▶ **The exercise**:
Write out only the lines from the start of the entries up to and including the line with "import plotly.graph_objects as go"; please skip the pictures.

[Start of Records to use]

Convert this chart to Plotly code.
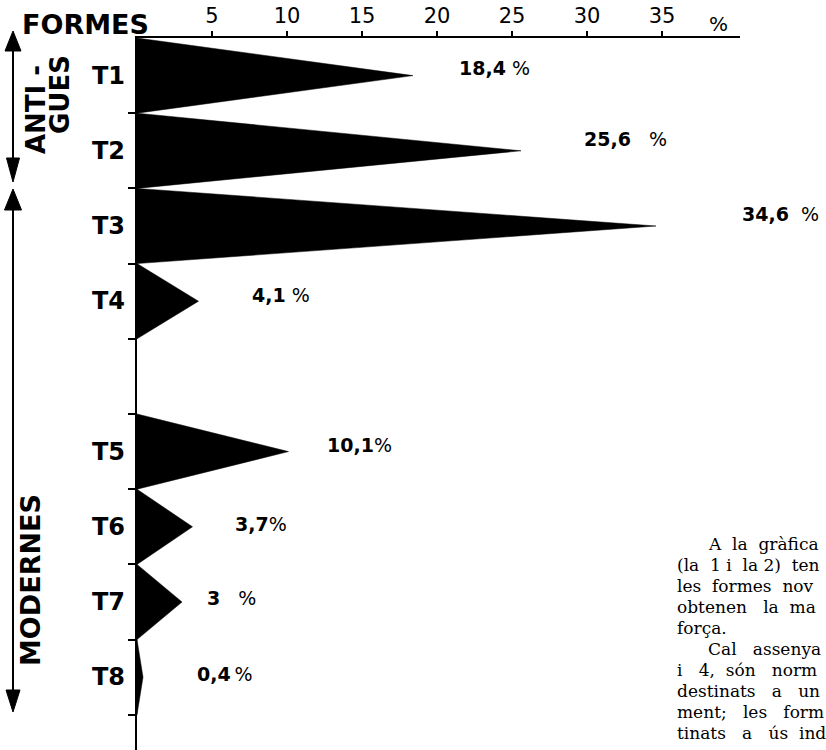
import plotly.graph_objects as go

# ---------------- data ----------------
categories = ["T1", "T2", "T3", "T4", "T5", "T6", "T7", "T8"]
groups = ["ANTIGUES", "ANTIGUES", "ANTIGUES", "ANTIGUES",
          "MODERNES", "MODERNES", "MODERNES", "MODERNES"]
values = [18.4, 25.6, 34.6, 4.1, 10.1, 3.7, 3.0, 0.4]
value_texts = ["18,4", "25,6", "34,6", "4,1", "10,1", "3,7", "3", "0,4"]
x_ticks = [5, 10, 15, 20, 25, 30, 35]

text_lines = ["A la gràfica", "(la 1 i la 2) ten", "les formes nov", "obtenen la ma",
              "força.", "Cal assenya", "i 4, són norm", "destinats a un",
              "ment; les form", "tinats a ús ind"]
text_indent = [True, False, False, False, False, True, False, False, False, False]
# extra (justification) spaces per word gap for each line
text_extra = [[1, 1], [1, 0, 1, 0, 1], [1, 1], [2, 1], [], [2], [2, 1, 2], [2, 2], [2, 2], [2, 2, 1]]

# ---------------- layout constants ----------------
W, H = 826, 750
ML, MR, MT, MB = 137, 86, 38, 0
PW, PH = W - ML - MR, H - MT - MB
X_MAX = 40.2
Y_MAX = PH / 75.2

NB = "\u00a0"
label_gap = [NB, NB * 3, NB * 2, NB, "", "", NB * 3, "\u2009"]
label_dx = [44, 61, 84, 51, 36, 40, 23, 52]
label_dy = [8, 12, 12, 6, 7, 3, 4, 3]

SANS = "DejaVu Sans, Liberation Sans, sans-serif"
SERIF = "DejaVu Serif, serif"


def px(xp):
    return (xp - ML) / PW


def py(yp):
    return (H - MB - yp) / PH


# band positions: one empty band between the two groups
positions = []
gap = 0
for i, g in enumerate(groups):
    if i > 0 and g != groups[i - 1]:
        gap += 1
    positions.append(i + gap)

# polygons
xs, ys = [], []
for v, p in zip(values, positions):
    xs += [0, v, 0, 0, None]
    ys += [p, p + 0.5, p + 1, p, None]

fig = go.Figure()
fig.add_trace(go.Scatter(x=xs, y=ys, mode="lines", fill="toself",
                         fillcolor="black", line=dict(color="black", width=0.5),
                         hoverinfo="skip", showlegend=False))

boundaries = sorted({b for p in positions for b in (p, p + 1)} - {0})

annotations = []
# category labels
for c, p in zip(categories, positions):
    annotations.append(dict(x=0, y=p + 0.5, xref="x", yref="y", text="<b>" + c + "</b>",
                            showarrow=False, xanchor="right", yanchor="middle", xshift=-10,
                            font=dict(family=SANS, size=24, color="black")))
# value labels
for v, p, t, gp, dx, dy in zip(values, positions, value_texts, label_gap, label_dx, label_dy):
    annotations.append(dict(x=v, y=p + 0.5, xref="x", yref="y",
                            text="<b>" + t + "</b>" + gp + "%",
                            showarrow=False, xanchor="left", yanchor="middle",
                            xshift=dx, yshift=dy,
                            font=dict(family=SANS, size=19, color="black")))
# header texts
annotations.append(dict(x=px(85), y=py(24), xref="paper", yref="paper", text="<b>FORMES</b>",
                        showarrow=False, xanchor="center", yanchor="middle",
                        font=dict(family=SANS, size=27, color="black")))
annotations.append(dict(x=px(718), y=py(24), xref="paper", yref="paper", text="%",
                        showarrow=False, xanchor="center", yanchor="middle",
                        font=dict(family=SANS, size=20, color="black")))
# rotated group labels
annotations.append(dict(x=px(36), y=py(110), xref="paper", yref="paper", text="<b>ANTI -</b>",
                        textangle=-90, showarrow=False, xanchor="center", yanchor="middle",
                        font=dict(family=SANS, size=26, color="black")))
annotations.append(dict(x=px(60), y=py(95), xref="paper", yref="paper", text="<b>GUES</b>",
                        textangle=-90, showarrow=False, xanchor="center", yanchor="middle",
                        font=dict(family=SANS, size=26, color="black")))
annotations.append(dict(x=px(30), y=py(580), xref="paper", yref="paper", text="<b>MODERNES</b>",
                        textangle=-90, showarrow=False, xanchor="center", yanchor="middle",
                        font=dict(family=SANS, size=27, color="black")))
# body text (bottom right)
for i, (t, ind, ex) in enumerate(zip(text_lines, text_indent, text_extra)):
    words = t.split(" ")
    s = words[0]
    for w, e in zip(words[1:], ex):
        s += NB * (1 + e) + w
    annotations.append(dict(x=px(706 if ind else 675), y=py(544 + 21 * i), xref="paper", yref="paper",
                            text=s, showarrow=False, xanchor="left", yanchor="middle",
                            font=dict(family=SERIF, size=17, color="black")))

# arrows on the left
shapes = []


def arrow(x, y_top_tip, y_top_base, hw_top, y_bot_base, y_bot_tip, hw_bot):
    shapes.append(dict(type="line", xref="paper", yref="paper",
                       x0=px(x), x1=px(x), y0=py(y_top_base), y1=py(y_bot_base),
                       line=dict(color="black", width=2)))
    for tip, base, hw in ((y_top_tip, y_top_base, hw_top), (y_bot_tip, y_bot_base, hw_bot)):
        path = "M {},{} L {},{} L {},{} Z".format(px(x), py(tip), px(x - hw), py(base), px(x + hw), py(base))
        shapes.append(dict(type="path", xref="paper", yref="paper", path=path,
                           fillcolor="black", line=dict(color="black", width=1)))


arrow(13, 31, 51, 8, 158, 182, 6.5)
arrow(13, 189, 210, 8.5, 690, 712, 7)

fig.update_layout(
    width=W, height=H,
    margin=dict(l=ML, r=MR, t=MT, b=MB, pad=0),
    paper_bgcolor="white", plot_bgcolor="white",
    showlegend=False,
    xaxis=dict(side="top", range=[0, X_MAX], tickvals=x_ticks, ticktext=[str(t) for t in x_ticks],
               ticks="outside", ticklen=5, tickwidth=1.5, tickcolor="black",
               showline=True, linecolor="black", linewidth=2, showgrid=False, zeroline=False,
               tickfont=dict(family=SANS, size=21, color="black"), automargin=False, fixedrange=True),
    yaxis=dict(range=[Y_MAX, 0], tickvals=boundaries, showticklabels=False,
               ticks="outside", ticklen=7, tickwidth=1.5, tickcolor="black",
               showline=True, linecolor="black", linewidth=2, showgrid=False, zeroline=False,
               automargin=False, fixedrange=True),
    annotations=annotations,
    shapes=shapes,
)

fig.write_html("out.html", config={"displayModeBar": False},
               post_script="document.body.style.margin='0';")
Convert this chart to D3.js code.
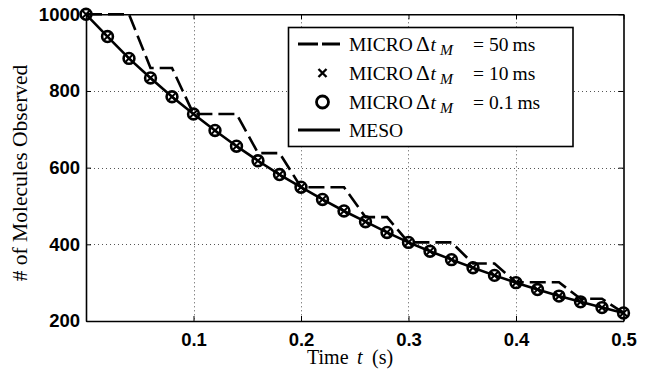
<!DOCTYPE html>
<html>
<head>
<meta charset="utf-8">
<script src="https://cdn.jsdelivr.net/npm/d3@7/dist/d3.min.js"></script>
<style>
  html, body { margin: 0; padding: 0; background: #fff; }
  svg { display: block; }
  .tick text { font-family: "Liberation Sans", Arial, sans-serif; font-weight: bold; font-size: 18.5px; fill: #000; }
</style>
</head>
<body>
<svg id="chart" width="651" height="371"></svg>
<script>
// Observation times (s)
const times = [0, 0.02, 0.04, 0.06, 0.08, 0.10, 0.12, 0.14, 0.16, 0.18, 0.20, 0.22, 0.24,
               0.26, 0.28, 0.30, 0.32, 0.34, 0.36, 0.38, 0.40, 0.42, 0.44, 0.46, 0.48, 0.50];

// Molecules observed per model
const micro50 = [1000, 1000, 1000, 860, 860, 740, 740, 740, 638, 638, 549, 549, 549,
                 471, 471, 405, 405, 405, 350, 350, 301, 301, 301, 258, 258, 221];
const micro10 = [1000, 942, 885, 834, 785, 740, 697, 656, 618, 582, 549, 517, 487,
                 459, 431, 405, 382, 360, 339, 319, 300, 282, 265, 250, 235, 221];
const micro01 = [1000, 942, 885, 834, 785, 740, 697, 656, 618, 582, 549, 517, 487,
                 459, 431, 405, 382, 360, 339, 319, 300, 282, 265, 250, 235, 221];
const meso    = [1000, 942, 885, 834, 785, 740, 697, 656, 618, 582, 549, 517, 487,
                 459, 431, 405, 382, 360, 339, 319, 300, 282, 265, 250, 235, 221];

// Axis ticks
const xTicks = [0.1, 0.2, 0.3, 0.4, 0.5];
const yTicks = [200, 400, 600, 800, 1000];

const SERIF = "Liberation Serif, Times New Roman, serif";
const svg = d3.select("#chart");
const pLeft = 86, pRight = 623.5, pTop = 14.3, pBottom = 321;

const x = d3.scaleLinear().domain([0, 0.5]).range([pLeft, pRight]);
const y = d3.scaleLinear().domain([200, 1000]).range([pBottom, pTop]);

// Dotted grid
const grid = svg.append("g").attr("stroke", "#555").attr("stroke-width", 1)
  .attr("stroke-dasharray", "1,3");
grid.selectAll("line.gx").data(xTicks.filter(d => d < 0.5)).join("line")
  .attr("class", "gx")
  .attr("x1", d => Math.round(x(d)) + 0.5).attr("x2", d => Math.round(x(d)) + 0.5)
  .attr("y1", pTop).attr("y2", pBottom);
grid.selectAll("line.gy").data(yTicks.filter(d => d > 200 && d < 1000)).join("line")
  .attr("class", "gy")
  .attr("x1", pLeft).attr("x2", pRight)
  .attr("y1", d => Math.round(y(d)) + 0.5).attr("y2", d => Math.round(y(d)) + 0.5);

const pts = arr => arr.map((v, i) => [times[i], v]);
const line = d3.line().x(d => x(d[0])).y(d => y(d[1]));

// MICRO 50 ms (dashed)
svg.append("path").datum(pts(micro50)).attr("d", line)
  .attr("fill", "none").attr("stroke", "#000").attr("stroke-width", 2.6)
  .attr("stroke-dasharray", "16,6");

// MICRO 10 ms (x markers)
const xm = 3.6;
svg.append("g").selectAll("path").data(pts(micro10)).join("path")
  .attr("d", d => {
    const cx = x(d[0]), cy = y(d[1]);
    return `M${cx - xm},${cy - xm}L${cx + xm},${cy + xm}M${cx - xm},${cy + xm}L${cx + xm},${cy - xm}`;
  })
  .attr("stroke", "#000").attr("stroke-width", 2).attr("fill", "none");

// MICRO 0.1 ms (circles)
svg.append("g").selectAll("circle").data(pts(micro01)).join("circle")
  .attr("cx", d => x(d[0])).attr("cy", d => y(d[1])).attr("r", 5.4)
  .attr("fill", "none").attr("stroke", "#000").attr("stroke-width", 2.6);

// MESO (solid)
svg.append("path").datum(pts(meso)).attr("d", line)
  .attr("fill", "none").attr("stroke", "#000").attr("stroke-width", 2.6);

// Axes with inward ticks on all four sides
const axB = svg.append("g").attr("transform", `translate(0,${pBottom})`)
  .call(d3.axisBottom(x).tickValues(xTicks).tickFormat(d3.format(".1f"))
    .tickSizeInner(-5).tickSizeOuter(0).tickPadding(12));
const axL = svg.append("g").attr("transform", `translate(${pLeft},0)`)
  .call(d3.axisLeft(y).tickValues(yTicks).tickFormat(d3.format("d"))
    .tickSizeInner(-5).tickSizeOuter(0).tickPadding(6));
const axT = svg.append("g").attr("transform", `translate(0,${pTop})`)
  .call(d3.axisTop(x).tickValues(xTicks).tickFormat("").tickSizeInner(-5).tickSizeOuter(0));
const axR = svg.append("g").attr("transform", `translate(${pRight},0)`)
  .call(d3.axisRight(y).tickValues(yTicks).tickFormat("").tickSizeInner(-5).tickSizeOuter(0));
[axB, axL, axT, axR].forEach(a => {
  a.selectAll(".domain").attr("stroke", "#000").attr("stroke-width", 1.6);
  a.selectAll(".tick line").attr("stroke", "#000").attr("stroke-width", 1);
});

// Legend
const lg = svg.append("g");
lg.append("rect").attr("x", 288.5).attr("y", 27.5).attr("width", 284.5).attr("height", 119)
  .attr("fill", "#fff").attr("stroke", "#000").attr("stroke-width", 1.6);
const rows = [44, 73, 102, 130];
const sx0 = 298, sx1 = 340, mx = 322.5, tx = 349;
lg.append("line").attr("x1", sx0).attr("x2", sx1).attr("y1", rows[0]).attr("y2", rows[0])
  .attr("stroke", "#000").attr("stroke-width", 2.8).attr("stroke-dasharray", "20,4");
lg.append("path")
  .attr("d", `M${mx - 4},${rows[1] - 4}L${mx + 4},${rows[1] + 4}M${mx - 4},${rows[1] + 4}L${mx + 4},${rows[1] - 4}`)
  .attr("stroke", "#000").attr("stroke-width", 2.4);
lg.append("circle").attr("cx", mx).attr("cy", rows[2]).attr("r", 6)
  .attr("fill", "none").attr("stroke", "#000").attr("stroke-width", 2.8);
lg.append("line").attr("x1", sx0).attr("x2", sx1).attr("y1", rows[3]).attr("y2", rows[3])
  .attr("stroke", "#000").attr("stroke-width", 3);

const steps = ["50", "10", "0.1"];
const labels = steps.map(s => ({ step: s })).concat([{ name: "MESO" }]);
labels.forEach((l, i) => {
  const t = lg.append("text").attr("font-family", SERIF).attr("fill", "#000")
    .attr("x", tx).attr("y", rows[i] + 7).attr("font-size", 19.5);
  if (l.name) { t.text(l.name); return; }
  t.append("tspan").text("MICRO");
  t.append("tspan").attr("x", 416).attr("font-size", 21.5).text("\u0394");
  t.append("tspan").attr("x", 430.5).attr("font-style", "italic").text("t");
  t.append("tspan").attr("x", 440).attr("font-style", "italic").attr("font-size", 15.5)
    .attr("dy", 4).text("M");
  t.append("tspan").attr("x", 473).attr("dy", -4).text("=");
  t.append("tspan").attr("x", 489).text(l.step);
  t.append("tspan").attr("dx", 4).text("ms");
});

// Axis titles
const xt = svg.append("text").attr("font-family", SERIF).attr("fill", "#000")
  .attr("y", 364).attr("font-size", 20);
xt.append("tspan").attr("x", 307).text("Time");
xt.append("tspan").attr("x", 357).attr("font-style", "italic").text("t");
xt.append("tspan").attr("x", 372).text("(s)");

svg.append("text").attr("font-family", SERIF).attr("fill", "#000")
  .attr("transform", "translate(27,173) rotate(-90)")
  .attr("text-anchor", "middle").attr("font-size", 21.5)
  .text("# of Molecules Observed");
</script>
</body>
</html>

[End of Records to use]

▶ **Result of the exercise**:
Convert this chart to Plotly code.
import plotly.graph_objects as go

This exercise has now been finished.